"Il Compagno segreto" - Lunario letterario. Numero 4, aprile 2003


 


 

 

 

Don Giovanni di Lorenzo Da Ponte e W. A. Mozart

 

 

6. I ferri del mestiere

 


Rubiamo quasi tutto da Della tragedia antica e moderna (1714) di Pier Jacopo Martello, in cui uno “Pseudo-Aristotele” detta tutti i precetti possibili. Provando così a regolare un genere sregolato di natura come il libretto d’opera, si dirà  ad esempio (e con le diecimila eccezioni del caso) che il DECASILLABO è stentoreo e solenne. 

Dice infatti la Statua:

 

Non si pasce di cibo mortale

chi si pasce di cibo celeste;

Altra cure più gravi di queste,

Altra brama quaggiù mi guidò!

 

Ma  son spesso decasillabi anche i versi del furore “nella sua maggiore terribilità”, e perfino del delirio. Canta per esempio Leporello:


La terzana d'avere mi sembra

E le membra fermar più non so.

 


L’OTTONARIO: è il verso principe che si fa cantare in infinite maniere: Tra mille possibili esempi: V'han fra queste contadine, Cameriere, cittadine, V'han contesse, baronesse, Marchesine, principesse.

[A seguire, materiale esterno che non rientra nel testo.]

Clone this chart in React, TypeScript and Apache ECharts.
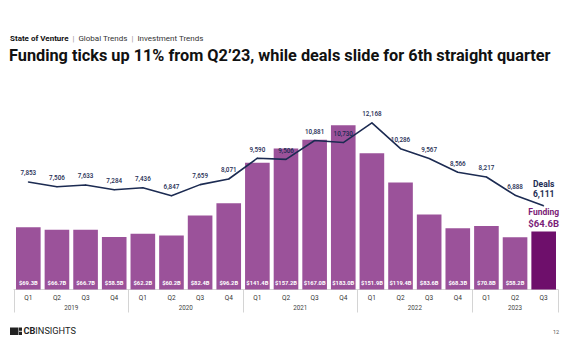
import React, { useEffect, useRef } from "react";
import * as echarts from "echarts";

const quarters = ["Q1","Q2","Q3","Q4","Q1","Q2","Q3","Q4","Q1","Q2","Q3","Q4","Q1","Q2","Q3","Q4","Q1","Q2","Q3"];
const years = ["2019", "2020", "2021", "2022", "2023"];
const quartersPerYear = [4, 4, 4, 4, 3];
const funding = [69.3, 66.7, 66.7, 58.5, 62.2, 60.2, 82.4, 96.2, 141.4, 157.2, 167.0, 183.0, 151.9, 119.4, 83.6, 68.3, 70.8, 58.2, 64.6];
const deals = [7853, 7506, 7633, 7284, 7436, 6847, 7659, 8071, 9590, 9506, 10881, 10730, 12168, 10286, 9567, 8566, 8217, 6888, 6111];

const FONT = "Roboto, 'Noto Sans', sans-serif";
const NAVY = "#1c2b52";
const PURPLE = "#9b529a";
const DARK = "#6e0f6b";

export default function App() {
  const ref = useRef<HTMLDivElement>(null);
  useEffect(() => {
    if (!ref.current) return;
    const chart = echarts.init(ref.current, null, { renderer: "svg" });

    const boundaries: number[] = [0];
    const centers: number[] = [];
    quartersPerYear.forEach((n) => {
      const start = boundaries[boundaries.length - 1];
      centers.push(start + n / 2);
      boundaries.push(start + n);
    });
    const last = funding.length - 1;

    chart.setOption({
      animation: false,
      textStyle: { fontFamily: FONT },
      grid: { left: 14, right: 14, top: 97.8, bottom: 74.5 },
      xAxis: [
        {
          type: "category",
          data: quarters,
          position: "bottom",
          axisLine: { show: true, lineStyle: { color: "#d4d4d4", width: 1 } },
          axisTick: { show: false },
          axisLabel: { color: "#333", fontSize: 6.5, margin: 5, fontFamily: FONT },
        },
        {
          type: "value",
          min: 0,
          max: quarters.length,
          position: "bottom",
          axisLine: { show: false },
          splitLine: { show: false },
          axisTick: { show: true, customValues: boundaries, length: 23, lineStyle: { color: "#d4d4d4", width: 1 } },
          axisLabel: {
            customValues: centers,
            color: "#444",
            fontSize: 6.3,
            margin: 15,
            fontFamily: FONT,
            formatter: (v: number) => {
              const i = centers.findIndex((c) => Math.abs(c - v) < 1e-6);
              return i >= 0 ? years[i] : "";
            },
          },
        },
      ],
      yAxis: [
        { type: "value", min: 0, max: 213.7, show: false },
        { type: "value", min: 0, max: 14000, show: false },
      ],
      series: [
        {
          type: "bar",
          xAxisIndex: 0,
          yAxisIndex: 0,
          barCategoryGap: "14%",
          z: 2,
          data: funding.map((v, i) =>
            i === last
              ? {
                  value: v,
                  itemStyle: { color: DARK },
                  label: {
                    show: true,
                    position: "top",
                    distance: 3,
                    formatter: () => "{a|Funding}\n{b|$" + v.toFixed(1) + "B}",
                    rich: {
                      a: { color: "#7b1d78", fontSize: 8.5, fontWeight: "bold", fontFamily: FONT, lineHeight: 11 },
                      b: { color: "#7b1d78", fontSize: 9.5, fontWeight: "bold", fontFamily: FONT, lineHeight: 11 },
                    },
                  },
                }
              : v
          ),
          itemStyle: { color: PURPLE },
          label: {
            show: true,
            position: "insideBottom",
            distance: 4,
            color: "#fff",
            fontSize: 5.8,
            fontWeight: "bold",
            fontFamily: FONT,
            formatter: (p: any) => "$" + Number(p.value).toFixed(1) + "B",
          },
        },
        {
          type: "line",
          xAxisIndex: 0,
          yAxisIndex: 1,
          z: 5,
          symbol: "circle",
          symbolSize: 1,
          lineStyle: { color: NAVY, width: 1.6 },
          itemStyle: { color: NAVY },
          data: deals.map((v, i) =>
            i === last
              ? {
                  value: v,
                  label: {
                    show: true,
                    position: "top",
                    distance: 6,
                    formatter: () => "Deals\n" + v.toLocaleString("en-US"),
                    color: NAVY,
                    fontSize: 8.5,
                    lineHeight: 10,
                    fontWeight: "bold",
                    fontFamily: FONT,
                  },
                }
              : v
          ),
          label: {
            show: true,
            position: "top",
            distance: 5,
            color: NAVY,
            fontSize: 6.3,
            fontWeight: 500,
            fontFamily: FONT,
            formatter: (p: any) => Number(p.value).toLocaleString("en-US"),
          },
        },
      ],
      graphic: [
        {
          type: "text",
          left: 10,
          top: 34.5,
          style: {
            text: "{b|State of Venture}{s|  |  }{n|Global Trends}{s|  |  }{n|Investment Trends}",
            rich: {
              b: { fontSize: 8, fontWeight: "bold", fill: "#111", fontFamily: FONT },
              n: { fontSize: 8, fill: "#333", fontFamily: FONT },
              s: { fontSize: 8, fill: "#999", fontFamily: FONT },
            },
          },
        },
        {
          type: "text",
          left: 9,
          top: 47,
          style: {
            text: "Funding ticks up 11% from Q2\u201923, while deals slide for 6th straight quarter",
            fontSize: 16.3,
            fontWeight: "bold",
            fill: "#111",
            fontFamily: FONT,
          },
        },
        { type: "rect", shape: { x: 10, y: 327.5, width: 8.5, height: 7.5 }, style: { fill: "#222" } },
        { type: "rect", shape: { x: 19, y: 327.5, width: 3, height: 3.3 }, style: { fill: "#222" } },
        { type: "rect", shape: { x: 19, y: 331.7, width: 3, height: 3.3 }, style: { fill: "#222" } },
        {
          type: "text",
          left: 23.5,
          top: 326,
          style: {
            text: "{b|CB}{n|INSIGHTS}",
            rich: {
              b: { fontSize: 9.2, fontWeight: "bold", fill: "#222", fontFamily: FONT },
              n: { fontSize: 9.2, fill: "#222", fontFamily: FONT },
            },
          },
        },
        {
          type: "text",
          left: 553,
          top: 329,
          style: { text: "12", fontSize: 5.5, fill: "#555", fontFamily: FONT },
        },
      ],
    });
    return () => chart.dispose();
  }, []);
  return <div ref={ref} style={{ width: 572, height: 364, position: "absolute", left: 0, top: 0, background: "#fff" }} />;
}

E v'han donne d'ogni grado, D'ogni forma, d'ogni età...

 

Lo stesso vale per il SETTENARIO. Canta Don Giovanni: Là ci darem la mano, Là mi dirai di sì. Vedi, non è lontano; Partiam, ben mio, da qui.. - E Zerlina subito dopo tra sé: (Vorrei e non vorrei, Mi trema un poco il cor. Felice, è ver, sarei, Ma può burlarmi ancor.)

Si noti ora una finezza: qui Don Giovanni è un seduttore trionfante, i suoi versi hanno quindi accenti forti su ogni prima sillaba: “ ci darem la mano, mi dirai di sì. di, non è lontano…”; Zerlina, morbida e già sedotta, tra incertezza e lusinga, non ha accenti forti (e canta “legato”).

 


Il QUINARIO SDRUCCIOLO calza bene alle “languidezze amorose” . Ecco come Zerlina consola Masetto:

 

È un certo balsamo

Ch'io porto addosso,

Dare tel posso,

Se il vuoi provar.

Saper vorresti

dove mi sta?

Sentilo battere,

toccami qua!


In generale, i VERSI SDRUCCIOLI, sia quinari che settenari, sono da tenersi buoni anche per le scene magiche in cui si evoca il soprannaturale. Don Giovanni già quasi tra le spire dell'inferno:

 

Da qual tremore insolito

Sento assalir gli spiriti!

Dond'escono quei vortici

Di foco pien d'orror?

I VERSI TRONCHI sono ottimi per chiudere la strofa e quindi l’aria. Ancora Don Giovanni:

Sù! svegliatevi da bravi!

Sù! coraggio, o buona gente!

Vogliam star allegramente,

Vogliam ridere e scher-zàr!

 


Gli ENDECASILLABI diverranno vieppiù importanti nelle opere in cui, soprattutto nei recitativi ma non solo, si dialoga:

 

LEPORELLO:
Madama... veramente... in questo mondo

conciossiacosaquandofosseché...
il quadro non è tondo...


DONNA ELVIRA:

Sciagurato!

Così del mio dolor giuoco ti prendi?…


 

Il librettista deve poi sapere se sta scrivendo un'aria “escita (il contrario di quel che si immagina: arie che si attaccano mente si esce dalle quinte e si entra in scena!), “media (il cantante è già in scena e dopo un recitativo canta), o un “ingresso (il contrario dell' “escita”): i primi due tipi son da usare con parsimonia, mentre è sempre bene finire una scena con una bella aria che abbia “spirito e vivezza”. – Perché nessun s’annoi, è bene che le arie si susseguano cercando la massima varietà di passioni, e MAI facendo cantare di seguito due arie che parlino degli stessi affetti; ma l’ira succeda al languore, il trionfo allo sperdimento. Le scene vanno poi legate, per fluidità d’azione e superiore armonia, secondo una tecnica che chiameremo semplicemente “liaison des scènes”.

Particolarmente da curare siano i finali d’atto, in cui si deve saper far convergere in scena tutti i cantanti e dove si deve dare spazio – qui è proprio Da Ponte che parla – a “ogni genere di canto. L’adagio, l’allegro, l’andante, l’amabile, l’armonioso, lo strepitoso, lo strepitosissimo.” (Memorie). Nel finale d’atto devono darsi non solo diversità di canto ma di metro: chi canterà senari, chi ottonari, chi decasillabi, e così via.